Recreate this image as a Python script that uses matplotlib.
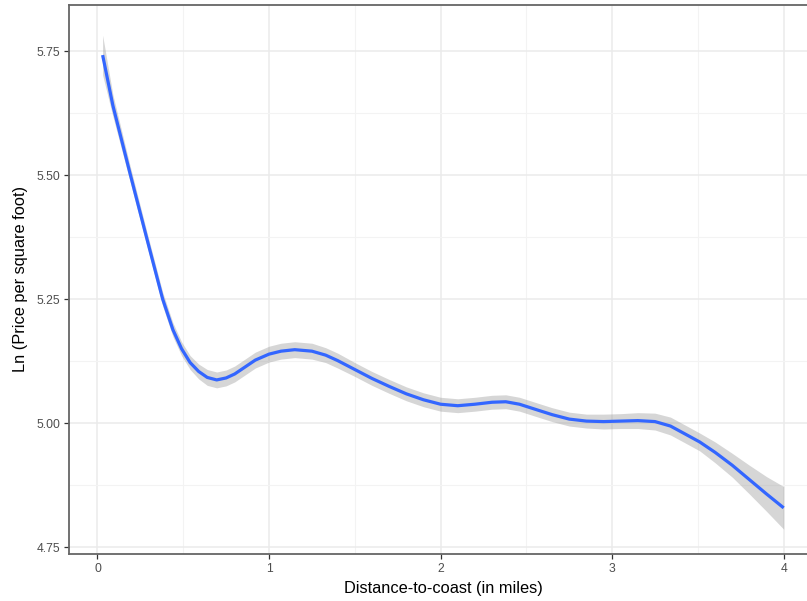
import numpy as np
import matplotlib
matplotlib.use("Agg")
import matplotlib.pyplot as plt
from matplotlib.ticker import MultipleLocator, FixedLocator

plt.rcParams['font.family'] = ['Liberation Sans', 'DejaVu Sans']

# Smoothed fit of log price per square foot against distance to the coast
distance = [0.03, 0.09, 0.19, 0.29, 0.38, 0.44, 0.49, 0.54, 0.59, 0.64,
             0.695, 0.75, 0.80, 0.86, 0.92, 1.00, 1.07, 1.15, 1.25, 1.33,
             1.40, 1.50, 1.60, 1.70, 1.80, 1.90, 2.00, 2.10, 2.20, 2.30,
             2.38, 2.46, 2.55, 2.65, 2.75, 2.85, 2.95, 3.05, 3.15, 3.25,
             3.34, 3.42, 3.51, 3.60, 3.70, 3.80, 3.90, 4.00]
fit = [5.742, 5.640, 5.503, 5.369, 5.250, 5.188, 5.150, 5.122, 5.104, 5.092,
       5.087, 5.091, 5.099, 5.113, 5.127, 5.139, 5.145, 5.148, 5.145, 5.137,
       5.126, 5.108, 5.090, 5.074, 5.059, 5.047, 5.038, 5.035, 5.038, 5.042,
       5.043, 5.038, 5.028, 5.017, 5.008, 5.004, 5.003, 5.004, 5.005, 5.003,
       4.994, 4.979, 4.962, 4.941, 4.915, 4.886, 4.857, 4.829]
# half-width of the 95% confidence band
band = [0.040, 0.022, 0.016, 0.014, 0.014, 0.014, 0.014, 0.014, 0.015, 0.016,
        0.016, 0.016, 0.016, 0.016, 0.016, 0.016, 0.016, 0.016, 0.016, 0.015,
        0.015, 0.014, 0.014, 0.014, 0.014, 0.014, 0.014, 0.014, 0.014, 0.014,
        0.014, 0.014, 0.014, 0.014, 0.014, 0.014, 0.015, 0.015, 0.016, 0.017,
        0.018, 0.018, 0.018, 0.021, 0.024, 0.029, 0.035, 0.043]

x_ticks = [0, 1, 2, 3, 4]
y_ticks = [4.75, 5.00, 5.25, 5.50, 5.75]

x = np.array(distance)
y = np.array(fit)
hw = np.array(band)

fig = plt.figure(figsize=(8.07, 6.01), dpi=100)
ax = fig.add_axes([69 / 807, 1 - 554 / 601, (818 - 69) / 807, (554 - 5) / 601])

ax.fill_between(x, y - hw, y + hw, color='#999999', alpha=0.4, linewidth=0, zorder=2)
ax.plot(x, y, color='#3366FF', linewidth=2.3, solid_capstyle='butt',
        solid_joinstyle='round', zorder=3)

ax.set_xlim(-0.166, 4.2)
ax.set_ylim(4.736, 5.843)

ax.xaxis.set_major_locator(FixedLocator(x_ticks))
ax.yaxis.set_major_locator(FixedLocator(y_ticks))
ax.xaxis.set_minor_locator(MultipleLocator(0.5))
ax.yaxis.set_minor_locator(MultipleLocator(0.125))
ax.set_xticklabels([str(t) for t in x_ticks])
ax.set_yticklabels([f"{t:.2f}" for t in y_ticks])

ax.grid(which='major', color='#EBEBEB', linewidth=1.1, zorder=0)
ax.grid(which='minor', color='#F3F3F3', linewidth=0.8, zorder=0)
ax.set_axisbelow(True)

ax.tick_params(which='major', length=3.5, width=0.9, color='#333333',
               labelcolor='#4D4D4D', labelsize=8.7, pad=3)
ax.tick_params(which='minor', length=0)

for side in ['left', 'bottom', 'top']:
    ax.spines[side].set_color('#666666')
    ax.spines[side].set_linewidth(1.3)
ax.spines['right'].set_visible(False)

ax.set_xlabel('Distance-to-coast (in miles)', fontsize=11.8, labelpad=4)
ax.set_ylabel('Ln (Price per square foot)', fontsize=11.8, labelpad=6)

fig.savefig('out.png', dpi=100)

**********

> **The exercise**: Repeat the listing above exactly from its first line to the line containing "plt.rcParams['font.family'] = ['Liberation", both included, and omit the pictures.

> **Output of the exercise**:
Recreate this image as a Python script that uses matplotlib.
import numpy as np
import matplotlib
matplotlib.use("Agg")
import matplotlib.pyplot as plt
from matplotlib.ticker import MultipleLocator, FixedLocator

plt.rcParams['font.family'] = ['Liberation Sans', 'DejaVu Sans']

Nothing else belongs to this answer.